Thursday, July 14, 2011

Canyoning and Chocolate Therapy: A Quickie Blog

Canyoning. 
Basically, rapelling down a mountain while a waterfall smacks you about.  Being that I´m in Ecuador, canyoning went something like this:  Guide collects our money (I was accompanied by a French tourist who let me practice my beleagered and battered French on him.  My words hobble around on crutches). Guide then proceeds to chitchat on his cell phone while Jean Francois and I roast on benches in our wetsuits.  We get on the road about an hour behind schedule.  Guide drives up to the first set of Falls, near Rio Verde, which are pounding down in a murkey coffee colour.  Pronounces the Falls too dangerous to canyon and tells us the trip is cancelled.

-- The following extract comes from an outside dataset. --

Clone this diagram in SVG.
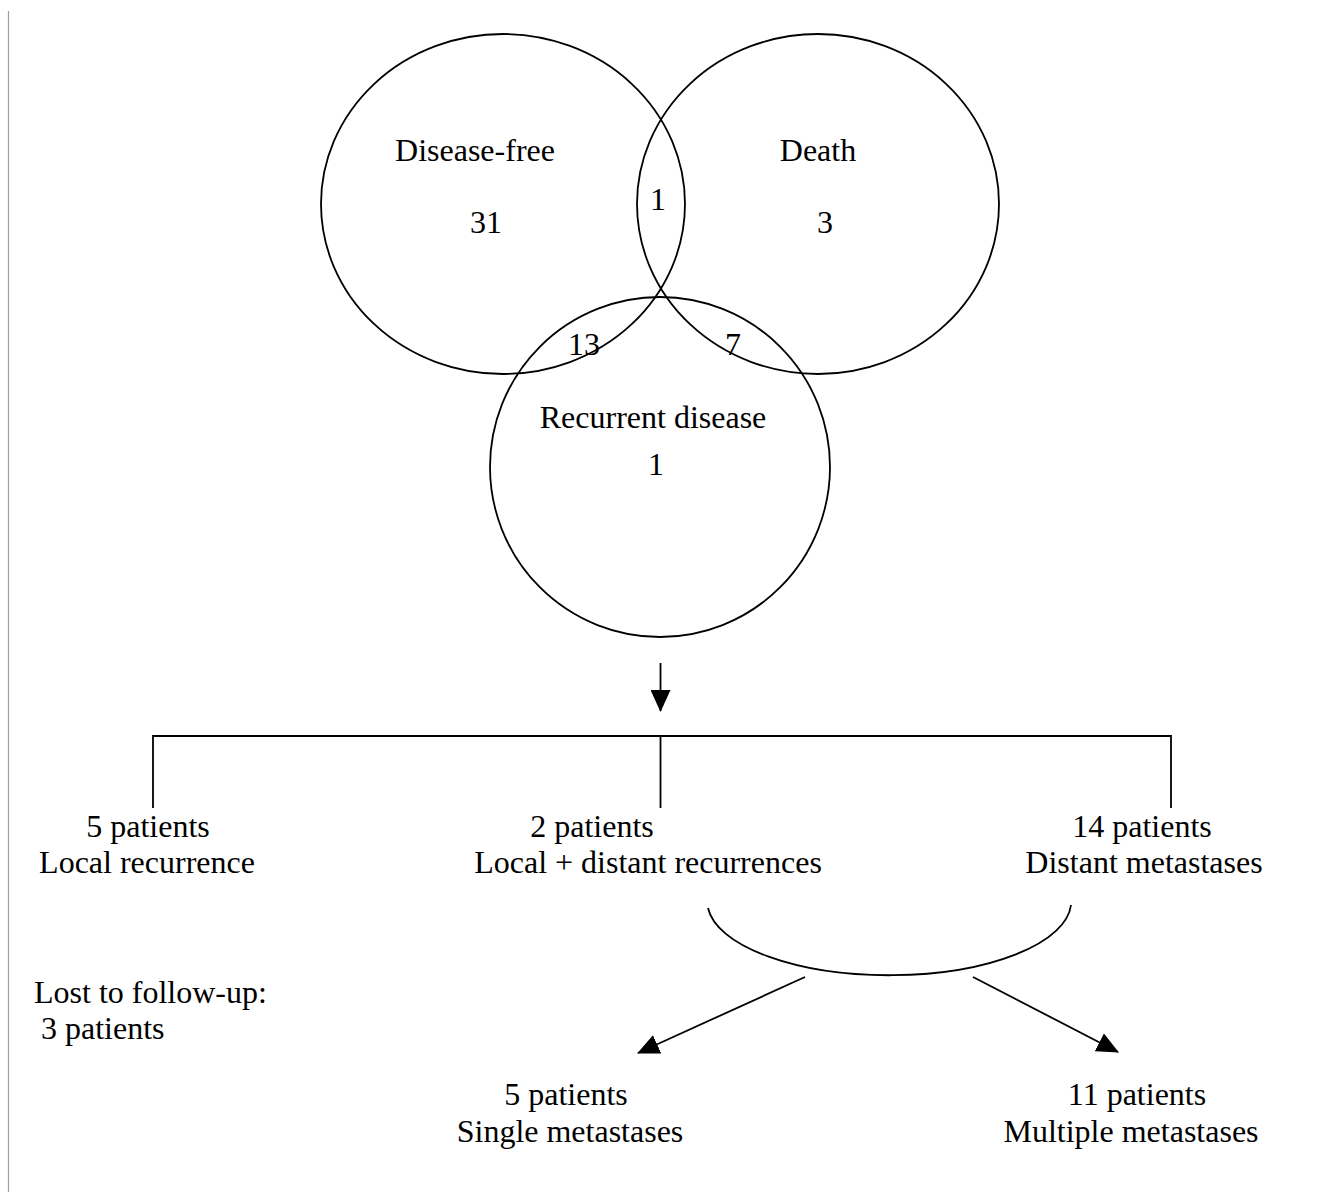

Then, in a sudden epiphany, he wrenches the steering wheel 180 degrees and takes us to Rio Blanca, which he pronounces okay to canyon down.  And in fact, there are a few other groups canyoning there.  I ask if there are any gloves.  There aren´t.  (This is Ecuador).  I am asked why I would need them.  My hands now look like I played Bloody Knuckles with the mountain.  The guide gives a couple of instructions about how to loop the rope through the ocho (metal device in the shape of an eight) and to spread our legs against the rocks on the descent, but there are no instructions given on:
how to position our backs in relation to the mountain
what to do when the waterfall is pounding you in the face
what to do when the waterfall completely knocks you off course and you can t get your footing back
what to do when the rope slices your first layer of skin off, because you ve skidded off the rope and are falling ass over teakettle down the mountainside.
It s pretty much old school instruction.  You just watch the elders.  That said, you get an incredible rush once you get the hang of it and can skuttle your feet like a little crab or ping pong off the mountainside like a frog with fresh spray in your face.  We descended four sets of falls, increasing in complexity and dimension.  I think the longest fall was about 30 metres.  Some of the advanced guys harnessed the ropes over their shoulders and ran frontways down the mountain, bodies parallel to the falls.  And at the very end, we got to try the vertical waterslide, kind of similar to that scene at the beginning of "127 Hours" with  James Franco and the two girls.  We rode back to Banos like wet dogs in the back of a pickup.  Cratered knuckles aside, a great day!

Chocolate Therapy.
After a nice long soak in the Thermal Baths back in Banos (stings the knuckles but soothes the muscles), I went for Chocolate Therapy.  Being that this is Ecuador, the masseuse s four-year-old daughter was peppercorning around the massage table, blowing air in my ears, and peeking at the chocolate process, nattering on about everything and anything.  She was like a little sea urchin, and unbelievably cute.  While watching her mom paint the chocolate sauce on me, she commented, "Now, you are getting brown.  My mom is white.  Well, she used to be... I m black!"  She told me about her old dog that snores, what she does in Kindergarten, the yellow princess bike she wants...She was asking if her mom was going to put chocolate sauce on my face, and warned me to close my eyes and mouth.  At one point, she overturned and smashed something, and the Mom told her to skedaddle. But she protested quite logically:  "It already happened, Mom.  It s not going to happen again. It s already over."  She asked me if I have any babies, and I said, "No, not yet.  They re in the sky."  I forgot that in Spanish "en el cielo" means "in heaven", so she responded quite conversationally, "Oh, your babies are dead."  I quickly corrected her, "No, no. I mean they re not invented yet.  They re waiting for me to be ready to have them." (I think she was less confused when she thought they were dead.)  Then, after a few moments of silence, a propos of nothing, she props her chin up on the massage table, heaves a great sigh and says, "It s because my Dad has another woman!"  It was so out-of-the-blue that I burst out laughing.  I felt so badly for the masseuse and was worried she was going to feel I was laughing at her life, but thankfully she burst into giggles too.  After that, she did shepherd her daughter from the room, and I lay drying in chocolate mask on the table trying to control myself.  Once the chocolate is dry, you pop into the hot shower, (being that we re in Ecuador, "hot" means "tepid"), and then finish off with a decadent massage.  Because it s so cold, you get massaged under a fleece blanket.  Weird, but so cozy!  I gave the woman a huge tip at the end.  Towards the yellow princess bike fund.  Don t think Daddy s funds will cover it, what with his "other woman" expenses!